LAST WEEK, Trade and Industry Minister Paula Gopee-Scoon's said TT is out of recession and her comments continue to generate active debate among several commentators.
“We are out of the recession. We have had some small growth for 2018,” Gopee-Scoon told the audience at the TT Manufacturers' Association’s (TTMA) annual general meeting at the Trinidad Hilton, St Ann's last Tuesday.
In an e-mail to Business Day, Barbados-based Bitt chief economist, Marla Dukharan, argued otherwise. "TT was/is not in a recession. TT is in a stagnation." This, she added, was worse than a recession. TT has averaged zero growth for ten years. "One quarter or one year of growth does not signal a reversal of a trend that has lasted ten years."
Over the last 15 quarters the non-petroleum sector averaged -2.84 per cent growth. For the third quarter of 2018, the last period for which data is available, the sector contracted -0.9 per cent, more sharply than in the prior two quarters. Do people feel the country is out of a recession? One indicator Dukharan pointed out was the sale of new vehicles: the 12-month rolling total basis as of January 2019 was down seven per cent year-on-year to the lowest level since June 2012.
"Social indicators in general point to negative trends," she said. There have been no labour force data since 2017, she said, and with the closure of Petrotrin last year, "we would expect unemployment to have gone up."
Crime also has an impact. Dukharan noted the Inter-American Development Bank (IDB) Cost of Crime and Violence report estimated in TT, the cost of crime is equivalent to 3.5 per cent of GDP per year. Distortions in the economy need to be corrected, she said, in order to encourage sustainable growth. Another one of these distortions: the International Monetary Fund (IMF) estimates that TT's currency is overvalued by as much as 42 per cent. Dukharan said this makes TT's exports less competitive globally, while in effect, subsidising imports.
"The Government has also been incurring primary fiscal deficits since 2013, meaning we have been borrowing just to pay the interest on our existing debt," she said, adding that the IMF expects primary fiscal deficits will continue through 2023. In TT, she said, fiscal policy is pro-cyclical – accommodative in times of growth and austere during slowdowns. "It more accommodative in the 12 to 18 months prior to a general election."

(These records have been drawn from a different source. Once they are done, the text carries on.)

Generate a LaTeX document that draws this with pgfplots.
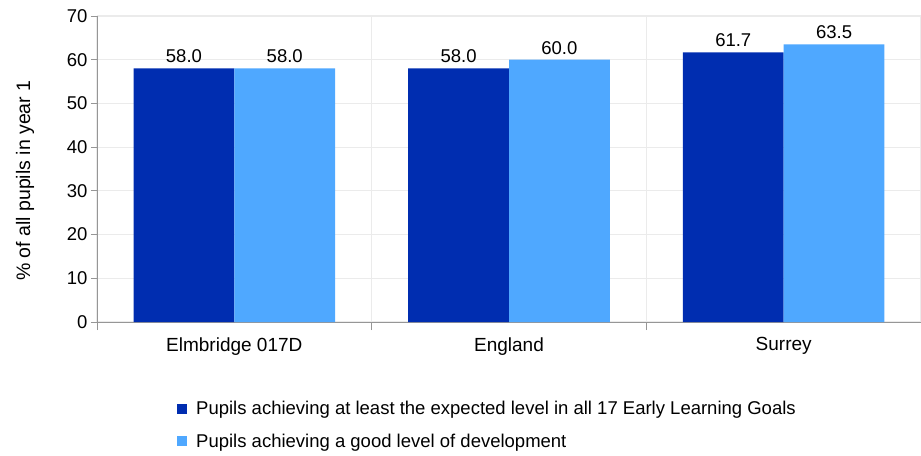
\documentclass[border=0pt]{standalone}
\usepackage{fontspec}
\setmainfont{Liberation Sans}
\usepackage{pgfplots}
\pgfplotsset{compat=1.18}
\definecolor{darkb}{RGB}{0,45,176}
\definecolor{lightb}{RGB}{79,168,255}
\definecolor{gridc}{RGB}{235,235,235}
\definecolor{axc}{RGB}{150,150,150}
\begin{document}
\begin{tikzpicture}[font=\fontsize{18.5bp}{21bp}\selectfont]
\begin{axis}[
  name=ax,
  scale only axis,
  width=824bp, height=306bp,
  ybar=0pt,
  bar width=0.367,
  xmin=-0.5, xmax=2.5,
  ymin=0, ymax=70,
  ytick={0,10,...,70},
  xtick={0,1,2},
  xticklabels={Elmbridge 017D,England,Surrey},
  minor xtick={-0.5,0.5,1.5,2.5},
  major x tick style={draw=none},
  minor x tick style={axc, thick},
  minor tick length=8bp,
  major tick length=6bp,
  tick align=outside,
  ytick style={axc, thick},
  axis x line*=bottom,
  axis y line*=left,
  axis line style={axc, thick, -},
  ymajorgrids, xminorgrids,
  grid style={gridc, line width=1.2pt},
  minor grid style={gridc, line width=1.2pt},
  every x tick label/.append style={yshift=-6bp, font=\fontsize{19bp}{22bp}\selectfont},
  ylabel={\% of all pupils in year 1},
  every axis y label/.style={at={(axis description cs:-0.0874,0.462)}, rotate=90, anchor=center, font=\fontsize{19.5bp}{22bp}\selectfont},
  /pgf/number format/assume math mode=true,
  nodes near coords,
  nodes near coords style={/pgf/number format/fixed, /pgf/number format/fixed zerofill, /pgf/number format/precision=1, /pgf/number format/assume math mode=true, yshift=2bp, black},
  legend style={at={(0.0935,-0.245)}, anchor=north west, draw=none, fill=none,
    row sep=14bp, font=\fontsize{18.5bp}{21bp}\selectfont},
  legend cell align=left,
  legend image code/.code={\fill[#1] (0bp,-5bp) rectangle (10bp,5bp); \path (17bp,0bp);},
]
\addplot[fill=darkb, draw=none] coordinates {(0,58.0) (1,58.0) (2,61.7)};
\addplot[fill=lightb, draw=none] coordinates {(0,58.0) (1,60.0) (2,63.5)};
\legend{Pupils achieving at least the expected level in all 17 Early Learning Goals, Pupils achieving a good level of development}
\end{axis}
\pgfresetboundingbox
\path ([xshift=-97bp,yshift=-134bp]ax.south west) rectangle ([yshift=16bp]ax.north east);
\end{tikzpicture}
\end{document}
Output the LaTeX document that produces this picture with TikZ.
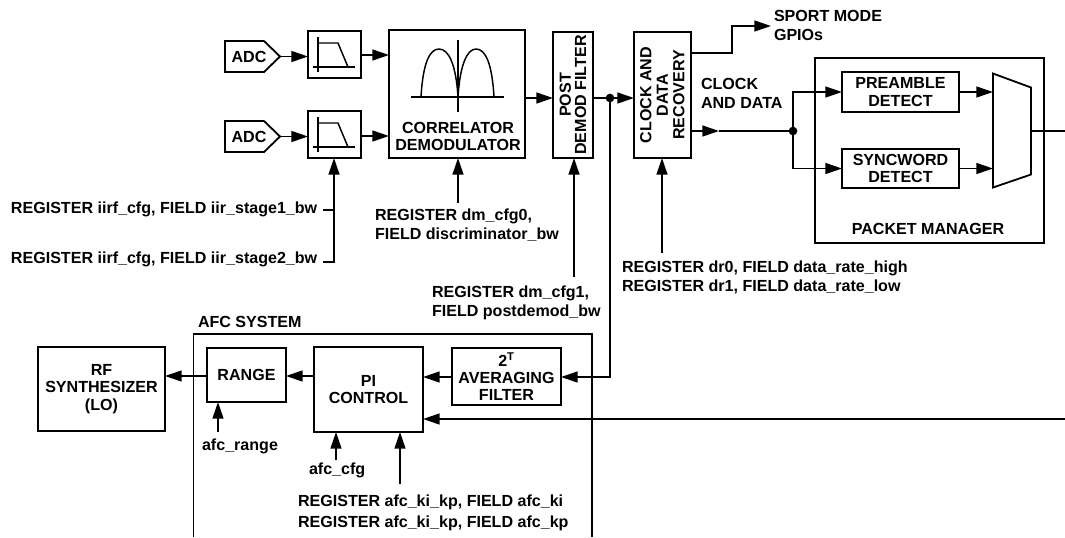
\documentclass[tikz,border=0pt]{standalone}
\usepackage{fontspec}
\setmainfont{Liberation Sans}
\usetikzlibrary{arrows.meta,shapes.symbols,calc}
\tikzset{
  x=0.75pt,y=-0.75pt,
  every node/.style={font=\fontsize{12.05}{12.9}\selectfont\bfseries,inner sep=0pt,outer sep=0pt,text=black},
  blk/.style={draw=black,line width=1.35pt,align=center},
  conn/.style={draw=black,line width=1.2pt},
  arr/.style={conn,-{Triangle[length=12.5pt,width=8.2pt]}},
  lbl/.style={align=left,anchor=west},
  wide/.style={font=\fontsize{12.05}{14.2}\selectfont\bfseries},
  jdot/.style={circle,fill=black,minimum size=6.5pt},
  adcbox/.style={draw=black,line width=1.35pt,signal,signal to=east,signal pointer angle=88,minimum width=41.25pt,minimum height=23.25pt},
  icon/.style={draw=black,line width=1.1pt},
}
\newcommand{\bx}[6]{\node[blk,minimum width={(#4-#2)*0.75pt},minimum height={(#5-#3)*0.75pt},#1] at ({(#2+#4)/2},{(#3+#5)/2}) {#6};}
\begin{document}
\begin{tikzpicture}
\useasboundingbox (0,0) rectangle (1065,537);
% blocks
\node[adcbox] (adc1) at (244.5,56.5) {};
\node[adcbox] (adc2) at (244.5,136.5) {};
\node (adct1) at (249,57) {ADC};
\node (adct2) at (249,137) {ADC};
\bx{name=f1}{308}{31}{361}{78}{}
\bx{name=f2}{308}{111}{361}{158}{}
\bx{name=corr}{389}{30}{525}{158}{}
\node (corrtext) at (458,136.5) [align=center] {CORRELATOR\\DEMODULATOR};
\bx{name=post}{553}{32}{593}{158}{\hspace*{3pt}\rotatebox{90}{\begin{tabular}{@{}c@{}}POST\\[-1.5pt]DEMOD FILTER\end{tabular}}}
\bx{name=cdr}{634}{32}{691}{158}{\hspace*{3pt}\rotatebox{90}{\begin{tabular}{@{}c@{}}CLOCK AND\\[-0.5pt]DATA\\[-0.5pt]RECOVERY\end{tabular}}}
\bx{name=pm}{815}{58}{1044}{243}{}
\bx{name=pre}{842}{72}{959}{112}{PREAMBLE\\DETECT}
\bx{name=syn}{842}{149}{959}{188}{SYNCWORD\\DETECT}
\node[minimum width=28.5pt,minimum height=85.5pt] (mux) at (1012,130.5) {};
\draw[blk] (mux.north west) -- ($(mux.north east)+(0,14)$) -- ($(mux.south east)+(0,-13)$) -- (mux.south west) -- cycle;
\node (pmtext) at (928,228.5) {PACKET MANAGER};
% AFC
\coordinate (afctl) at (193.5,334);
\coordinate (afctr) at (592,334);
\coordinate (afcbl) at (193.5,537);
\coordinate (afcbr) at (592,537);
\node[lbl] (afctext) at (198,322) {AFC SYSTEM};
\bx{name=rf}{38}{347}{165}{431}{RF\\SYNTHESIZER\\(LO)}
\bx{name=range}{207}{348}{286}{402}{RANGE}
\bx{name=pi}{314}{347}{423}{432}{PI\\CONTROL}
\bx{name=avg}{452}{348}{561}{405}{2\textsuperscript{T}\\AVERAGING\\FILTER}
% text
\node[lbl,wide] (sport) at (774,25.5) {SPORT MODE\\GPIOs};
\node[lbl,wide] (clk) at (701,93.5) {CLOCK\\AND DATA};
\node[lbl] (r1) at (11,209) {REGISTER iirf\_cfg, FIELD iir\_stage1\_bw};
\node[lbl] (r2) at (11,259) {REGISTER iirf\_cfg, FIELD iir\_stage2\_bw};
\node[lbl,wide] (r3) at (375,225) {REGISTER dm\_cfg0,\\FIELD discriminator\_bw};
\node[lbl,wide] (r4) at (432,303) {REGISTER dm\_cfg1,\\FIELD postdemod\_bw};
\node[lbl,wide] (r5) at (622,277.5) {REGISTER dr0, FIELD data\_rate\_high\\REGISTER dr1, FIELD data\_rate\_low};
\node (rangetxt) at (240,446) {afc\_range};
\node[lbl] (cfgtxt) at (309,470.5) {afc\_cfg};
\node[lbl,font=\fontsize{12.05}{15.5}\selectfont\bfseries] (r6) at (298,513) {REGISTER afc\_ki\_kp, FIELD afc\_ki\\REGISTER afc\_ki\_kp, FIELD afc\_kp};
% connectors
\draw[arr] (adc1.east) -- (adc1.east -| f1.west);
\draw[arr] (adc2.east) -- (adc2.east -| f2.west);
\coordinate (c1) at (361,55); \coordinate (c2) at (361,136);
\draw[arr] (c1) -- (c1 -| corr.west);
\draw[arr] (c2) -- (c2 -| corr.west);
\coordinate (c3) at (525,98);
\draw[arr] (c3) -- (c3 -| post.west);
\coordinate (c4) at (593,98);
\draw[arr] (c4) -- (c4 -| cdr.west);
\node[jdot] (d1) at (610,98) {};
\coordinate (c5) at (691,53); \coordinate (c6) at (732,53); \coordinate (c7) at (732,26); \coordinate (c8) at (771,26);
\draw[arr] (c5) -- (c6) -- (c7) -- (c8);
\coordinate (c9) at (691,131);
\node[jdot] (d2) at (793,131) {};
\coordinate (c10) at (719,131);
\draw[arr] (c9) -- (c10);
\draw[conn] (c10) -- (d2);
\draw[arr] (d2.center) -- (d2 |- pre.west) -- (pre.west);
\draw[arr] (d2.center) -- (d2 |- syn.west) -- (syn.west);
\draw[arr] (pre.east) -- (pre.east -| mux.west);
\draw[arr] (syn.east) -- (syn.east -| mux.west);
\coordinate (out) at (1065,131);
\draw[conn] (mux.east |- out) -- (out);
\draw[line width=1.2pt] (afcbl) -- (afctl) -- (afctr) -- (afcbr);
\coordinate (c11) at (334,262); \coordinate (c12) at (334,210);
\coordinate (c13) at (323,262); \coordinate (c14) at (323,210);
\draw[conn] (c14) -- (c12);
\draw[arr] (c13) -- (c11) -- (c11 |- f2.south);
\coordinate (c15) at (458,203); \draw[arr] (c15) -- (c15 |- corr.south);
\coordinate (c16) at (574,277); \draw[arr] (c16) -- (c16 |- post.south);
\coordinate (c17) at (662,253); \draw[arr] (c17) -- (c17 |- cdr.south);
\coordinate (c18) at (610,377);
\draw[arr] (d1.center) -- (c18) -- (c18 -| avg.east);
\coordinate (c19) at (452,377); \draw[arr] (c19) -- (c19 -| pi.east);
\coordinate (c20) at (314,376); \draw[arr] (c20) -- (c20 -| range.east);
\coordinate (c21) at (207,376); \draw[arr] (c21) -- (c21 -| rf.east);
\coordinate (c22) at (1065,419); \draw[arr] (c22) -- (c22 -| pi.east);
\coordinate (c23) at (218,432); \draw[arr] (c23) -- (c23 |- range.south);
\coordinate (c24) at (336,460); \draw[arr] (c24) -- (c24 |- pi.south);
\coordinate (c25) at (400,484); \draw[arr] (c25) -- (c25 |- pi.south);
% filter icons
\foreach \d in {0,80}{
  \draw[icon] (318,37+\d) -- (318,72+\d);
  \draw[icon] (313,67+\d) -- (355,67+\d);
  \draw[icon] (318,43+\d) -- (338,43+\d) -- (348,67+\d);
}
% correlator icon
\draw[icon] (411,97) -- (504,97);
\draw[icon] (458,40) -- (458,112);
\draw[icon] (421,97) .. controls (423,62) and (430,49) .. (439,49) .. controls (449,49) and (456,65) .. (458,97);
\draw[icon] (458,97) .. controls (460,65) and (467,49) .. (476,49) .. controls (485,49) and (492,62) .. (494,97);
\end{tikzpicture}
\end{document}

This, she said, only amplifies the inherent economic volatility associated with our energy over-dependence and successive governments have "failed miserably" at addressing economic diversification.
Economist Dr Vaalmikki Arjoon said the reality is that the country's current circumstances are still in line with a recession.
"One per cent GDP growth is just a statistical value," he said. A number isn't providing food on the table, the ability to pay utilities, afford a car or job security for many people, he said. "Our macroeconomic fundamentals clearly show that the economy has not sufficiently recovered."
Agriculture, shipping and logistics are some avenues outside of energy which could be developed to promote sustainable growth, he suggested, but in order for that sustainable growth to happen, there must be "an elimination of our pro-cyclical fiscal policy practices."
"We take the easy way out and increase taxes as a means to earn revenue in an a downturn," Arjoon said. "Our macroeconomic fundamentals clearly show that the economy has not sufficiently recovered."
Investment activities in segments of the non-energy sectors are still stagnated. The manufacturing sector continues to be underutilised by over 30 per cent. Arjoon attributed this largely to the inaccessibility of foreign exchange and difficulties with customs to clear machinery and raw materials.
Arjoon said measures to create faster, less costly and more efficient business procedures in TT must be done as a matter of urgency. He called for prioritising expenditure, with a greater focus on capital expenditure. This will improve infrastructure, transportation networks, generate more business and productive employment opportunities. He suggested lowering the corporation tax for small companies to 25 per cent to help them to better compete with large companies.
Former trade minister Vasant Bharath said there is “nothing on the horizon” to encourage sustainable economic growth. TT Chamber of Industry and Commerce CEO Gabriel Faria said there had been some growth on a macro-economic level but so far, the trickle down effect of this growth to the ordinary citizen had not been seen as yet. The chamber, he added, remains “cautiously optimistic” that this would happen. American Chamber of Commerce CEO Nirad Tewarie said, the projections are that the country would have returned to growth last year. The priority, he said, was to catalyse the development of additional industries even as the energy sector continues to provide the base for other sectors to grow.